The story is quite detailed, complicated, rich. There are scenes at a cabin get-away that Ira goes to in New Jersey to get away from New York, and his wife. There’s a scene near there at a rock mine. Dinner parties with theater folks in New York. Murray tells his own story of losing his job as a teacher after Ira is brought down as a communist. Nathan also is affected by Ira’s fall because the Feds suspect he’s a sympathizer and as a college student they turn him down for a Fullbright he applied for. Nathan adds a story of his own of a trip he made to visit Johnny O’Day when Nathan was at college in Chicago.
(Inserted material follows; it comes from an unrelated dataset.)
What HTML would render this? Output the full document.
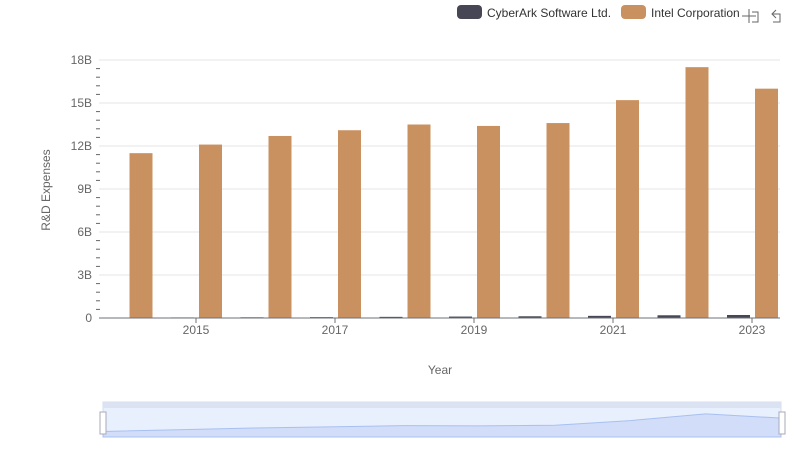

The narrative structure is strained by imagining that one man could know or remember this much about another man’s life, and tell it so artfully over several nights, and that Nathan could recall Murray’s recitation and their dialogue well enough to transcribe it into a 323 page novel. I was impressed, though, how scrupulously Roth retains the plausibility that Murray really does know all of this, by placing Murray on the scene during important incidents, unlike the last book I read, Their Eyes Were Watching God, where the similar narrative technique of one character telling the story to another doesn’t quite fit.
I read the novel mostly on a plane ride to Waynesville, North Carolina, where I had to go to help my father move into a skilled nursing facility and take care of emptying out the house where he had lived alone since my mother died and preparing the house for rent. I finished Roth’s book while there but it took me several weeks to get around to writing it up. Now that I have, I can finally return my copy to the library.